Visiting the scene, Jonathan denounced “the activities of those who are trying to move our country backwards” by staging such an attack. “We will get over it ... The issue of Boko Haram is temporary,” he said, imploring Nigerians to be more vigilant in the face of suspicious characters.
Boko Haram has been threatening to stage attacks in the capital, hundreds of miles from its traditional base in the northeast, where it has killed nearly 1,500 people this year.
The group last attacked the capital in 2011 when it claimed a suicide bombing by two explosives-laden cars that drove into the lobby of the United Nations office building in Abuja. That attack killed at least 21 people and wounded 60.

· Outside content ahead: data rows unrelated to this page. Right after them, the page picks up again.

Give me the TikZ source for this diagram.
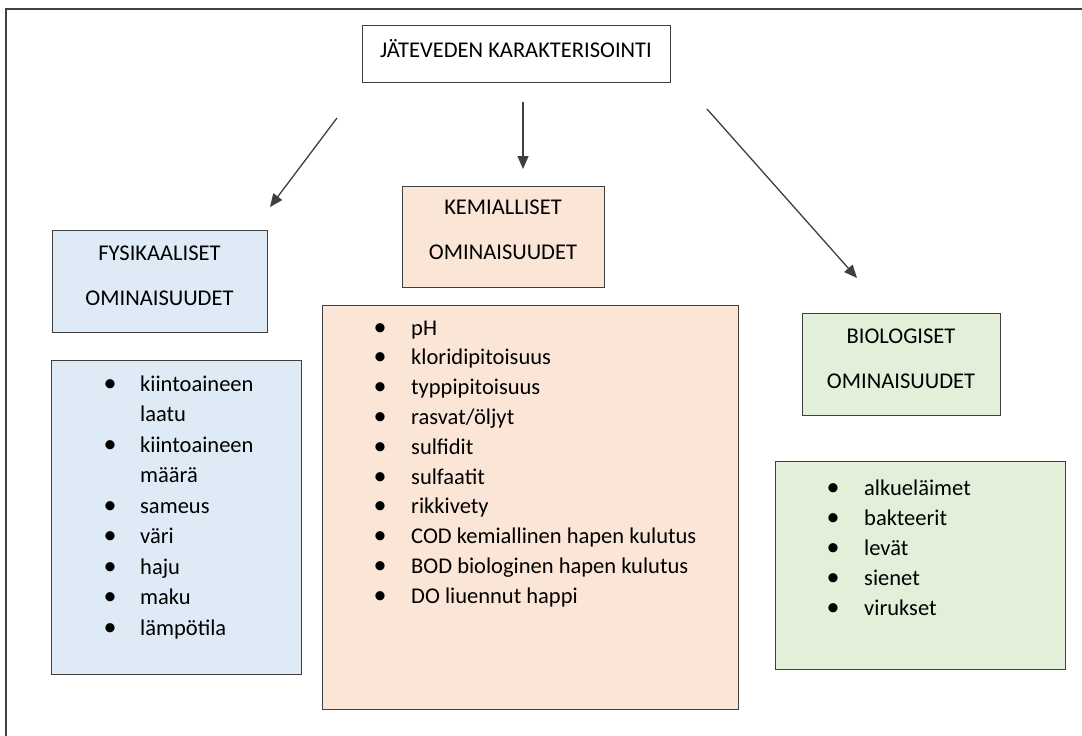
\documentclass[tikz,border=0pt]{standalone}
\usepackage{fontspec}
\setmainfont{Carlito}
\usetikzlibrary{arrows.meta}
\definecolor{fysblue}{HTML}{DEEBF7}
\definecolor{kemorange}{HTML}{FBE5D6}
\definecolor{biogreen}{HTML}{E2F0D9}
\definecolor{edgegray}{HTML}{3F3F3F}
\definecolor{txt}{HTML}{000000}
\begin{document}
\begin{tikzpicture}[x=1pt,y=-1pt,
  box/.style={draw=edgegray, line width=1.3pt, rectangle, inner sep=0pt, anchor=north west},
  htext/.style={align=center, inner sep=0pt, text=txt, font=\fontsize{22.5}{45}\selectfont},
  itext/.style={anchor=base west, inner sep=0pt, text=txt, font=\fontsize{22.5}{27}\selectfont},
  bul/.style={anchor=base, inner sep=0pt, text=txt, font=\fontsize{26}{27}\selectfont},
  arr/.style={line width=1.3pt, draw=edgegray, -{Triangle[length=13pt,width=11pt]}}]
\useasboundingbox (0,0) rectangle (1082,736);
% outer frame
\draw[line width=1.6pt, edgegray] (6,740) -- (6,9) -- (1086,9);
% title
\node[box, minimum width=308pt, minimum height=57pt] (title) at (362,25) {};
\node[anchor=base, inner sep=0pt, text=txt, font=\fontsize{22.5}{27}\selectfont] (titleT) at (516,57) {JÄTEVEDEN KARAKTERISOINTI};
% heads
\node[box, fill=fysblue, minimum width=215pt, minimum height=102pt] (fys) at (52,230) {};
\node[htext] (fysT) at (159.5,275.5) {FYSIKAALISET\\OMINAISUUDET};
\node[box, fill=kemorange, minimum width=202pt, minimum height=101pt] (kem) at (402,186) {};
\node[htext] (kemT) at (503,230) {KEMIALLISET\\OMINAISUUDET};
\node[box, fill=biogreen, minimum width=198pt, minimum height=102pt] (bio) at (802,313) {};
\node[htext] (bioT) at (901,358.5) {BIOLOGISET\\OMINAISUUDET};
% list boxes
\node[box, fill=fysblue, minimum width=250pt, minimum height=314pt] (fysL) at (51,360) {};
\node[box, fill=kemorange, minimum width=416pt, minimum height=404pt] (kemL) at (322,305) {};
\node[box, fill=biogreen, minimum width=290pt, minimum height=208pt] (bioL) at (775,461) {};
% fys items
\foreach \t/\b [count=\i from 0] in {kiintoaineen/1, laatu/0, kiintoaineen/1, määrä/0, sameus/1, väri/1, haju/1, maku/1, lämpötila/1} {
  \pgfmathsetmacro\yy{391+30.5*\i}
  \ifnum\b=1 \node[bul] (fb\i) at (110,\yy) {\textbullet}; \fi
  \node[itext] (fi\i) at (140,\yy) {\t};
}
% kem items
\foreach \t [count=\i from 0] in {pH, kloridipitoisuus, typpipitoisuus, rasvat/öljyt, sulfidit, sulfaatit, rikkivety, COD kemiallinen hapen kulutus, BOD biologinen hapen kulutus, DO liuennut happi} {
  \pgfmathsetmacro\yy{335+29.8*\i}
  \node[bul] (kb\i) at (380,\yy) {\textbullet};
  \node[itext] (ki\i) at (411,\yy) {\t};
}
% bio items
\foreach \t [count=\i from 0] in {alkueläimet, bakteerit, levät, sienet, virukset} {
  \pgfmathsetmacro\yy{495+30*\i}
  \node[bul] (bb\i) at (833,\yy) {\textbullet};
  \node[itext] (bi\i) at (864,\yy) {\t};
}
% arrows
\coordinate (a1s) at (337,118);
\coordinate (a1e) at (270,207);
\coordinate (a2s) at (523,102);
\coordinate (a2e) at (523,169);
\coordinate (a3s) at (707,109);
\coordinate (a3e) at (857,278);
\draw[arr] (a1s) -- (a1e);
\draw[arr] (a2s) -- (a2e);
\draw[arr] (a3s) -- (a3e);
\end{tikzpicture}
\end{document}
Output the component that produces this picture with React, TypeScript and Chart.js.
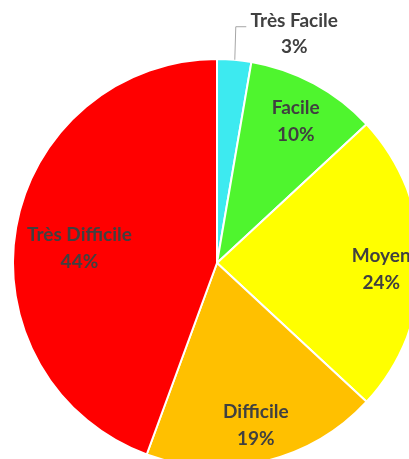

The militants are blamed for attacks in northeast Nigeria that have killed more than 50 people in the past five days, including eight teachers living at a boarding school that had been closed because of frequent attacks on schools in which hundreds of students have died.
Boko Haram, which means “Western education is forbidden”, has been attacking schools, villages, markets, and military barracks and checkpoints this year in increasingly frequent attacks.
The group's stated mission is to establish an Islamic state in Nigeria, which is Africa’s most populous nation with some 170 million people divided almost equally between Muslims living mainly in the north and Christians in the south.
The explosion comes a day after suspected Islamists killed at least 60 people in a brutal attack on several villages in northeastern Nigeria, hurling homemade bombs into houses and gunning down terrified residents trying to flee the massacre.
The Nigerian military says that it has the extremists on the run, and is conducting near-daily air bombardments and ground assaults on the group's hideouts in forests and mountain caves along the border with Cameroon.